I'm attempting to derive the maximum likelihood estimates for the parameters of the bi-variate normal distribution model of linear regression and I am well and truly stuck. Just looking for some guidance as how to approach this question.
What I know:
$(x_i,y_i)$ are the outcomes of a bi-variate normal distribution $(X_i,Y_i) \space\forall i \in[1,n]$, s.t.

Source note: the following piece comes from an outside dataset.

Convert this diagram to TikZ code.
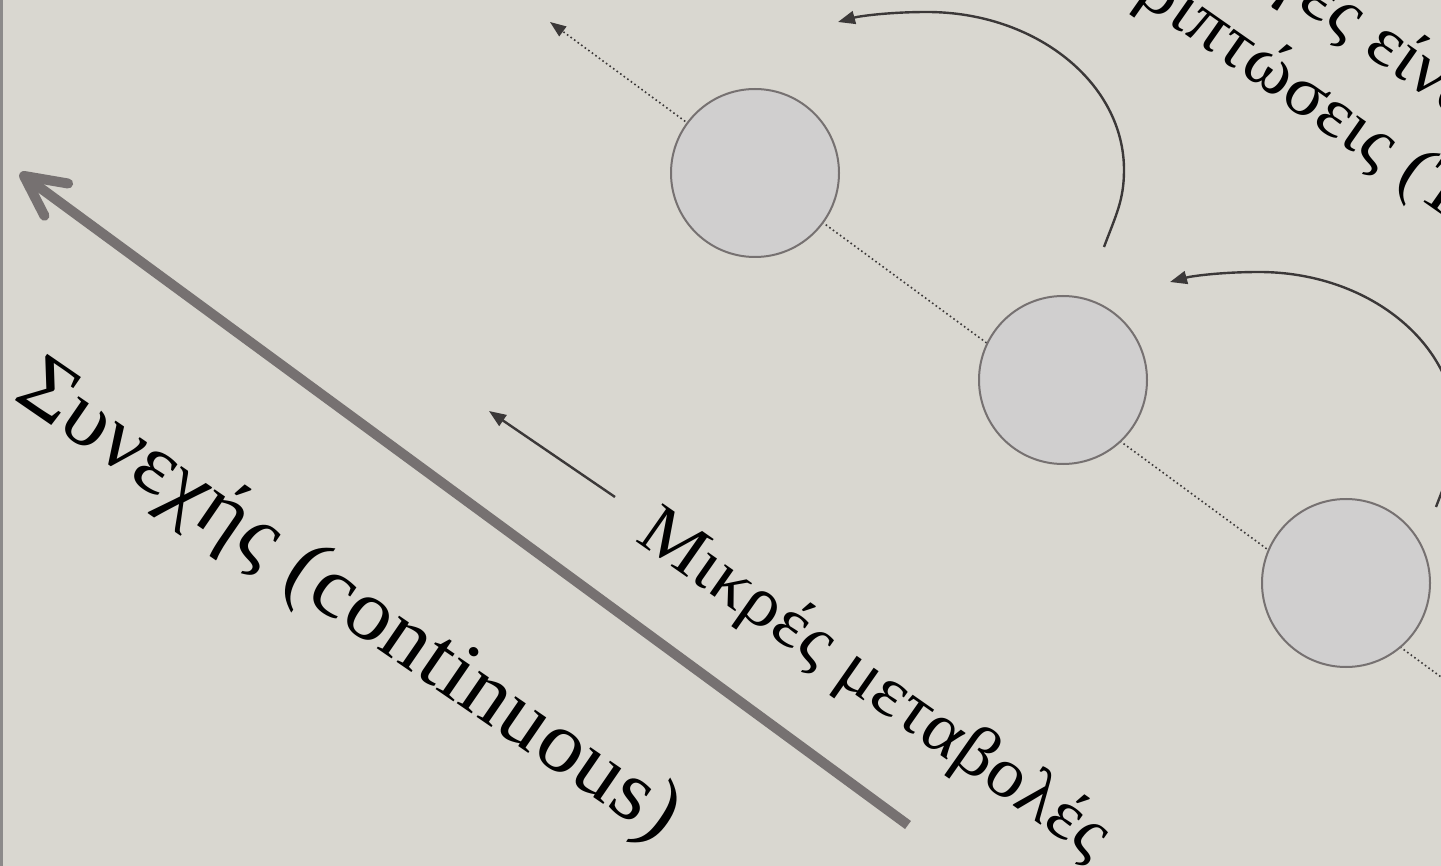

$X_i \sim N(\mu_X,\sigma^2_X)$,
$(Y_i|X_i =x_i) \sim N(\mu_Y -\mu_X \frac{\sigma_Y}{\sigma_X}\rho +\frac{\sigma_Y}{\sigma_X}\rho x_i,\sigma^2_Y(1-p^2)) $
And the MLEs are:
$\hat{\mu_X}=\bar X$
$\hat{\mu_Y} = \bar Y$
$\hat{\sigma^2_X} = \frac{1}{n}S_{XX}$
$\hat{\sigma^2_Y} = \frac{1}{n}S_{YY}$
$\hat\rho = R = \frac{S_{XY}}{\sqrt{S_{XX}S_{YY}}}$
What I attempted
So obviously I first have to develop a likelihood function to optimise. I attempted to use the normal distribution for Y|X, using the mean and variance as described by the distribution above and then take the partial derivatives with respect to $\mu_X,\mu_Y,\sigma_X,\sigma_Y$ and $\rho$ respectfully, setting them all to $0$ and solving for each parameter.
So, $L(\mu_X,\mu_Y,\sigma_X,\sigma_Y,\rho;x_i,y_i)=[\sigma_Y\sqrt{(1-\rho^2)2\pi}\space]^{-1}exp(\frac{[y_i-(\mu_Y -\frac{\sigma_Y}{\sigma_X}\rho\mu_X+\frac{\sigma_Y}{\sigma_X}\rho x_i)]^2}{-[2\sigma_Y^2(1-\rho^2)]})$
But all I really got out of that was that
$(y_i-\mu_Y) = \frac{\sigma_Y}{\sigma_X}\rho (x_i-\mu_X)$,
from the derivatives of the first three parameters, but given how complex the last two were I didn't even go there as I'm sure I'm doing something wrong.
So if someone could give me a bit of a hand or at least point me in the right direction it would be much appreciated.
Edit
Ok, so I ended up solving most of my question with the Method of Moments, which doesn't necessarily give MLEs, but does so in this case.
So I rearranged the form of the random variables X and Y to the following:
$X = \mu_X + \sigma_XU, \space \space Y = \mu_Y + \sigma_Y\rho U + \sigma_Y\sqrt{1-\rho^2}V$
Where, $U,V\overset{IID}{\sim} N(0,1)$
I then equated the moments by: $\mathbb{E}(X^k)=\frac{1}{n}\sum_{i=1}^{n}X_i^k$, for both X and Y.
This gave me the estimators:
$\hat{\mu_X}=\bar X$
$\hat{\mu_Y}=\bar Y$
$\hat{\sigma_X}=\frac{1}{n}S_{XX}$
$\hat{\sigma_Y}=\frac{1}{n}S_{YY}$
But I'm still not sure how to get the estimator for $\rho$.
You should sum it for all the $n$ observations that you got, i.e., $$ \sum(Y_i-\mu_Y) = \rho\frac{\sigma_Y}{\sigma_X}\sum(X_i-\mu_X), $$ thus $$ n\bar{Y}_n-n\mu_Y=\rho\frac{\sigma_Y}{\sigma_X}(n\bar{X}_n-n\mu_X), $$ now plug in the MLE estimators for all parameters except $\mu_X$, in particular $\hat{\mu}_Y=\bar{Y}_n$, thus you'll have $$ 0=\hat{\rho}\frac{S_Y}{S_X}(n\bar{X}_n - n\mu_X), $$ hence, $\hat{\mu}_X=\bar{X}_n$. You should use the same logic for the other parameters, i.e., plug in the MLE and see what cancels out.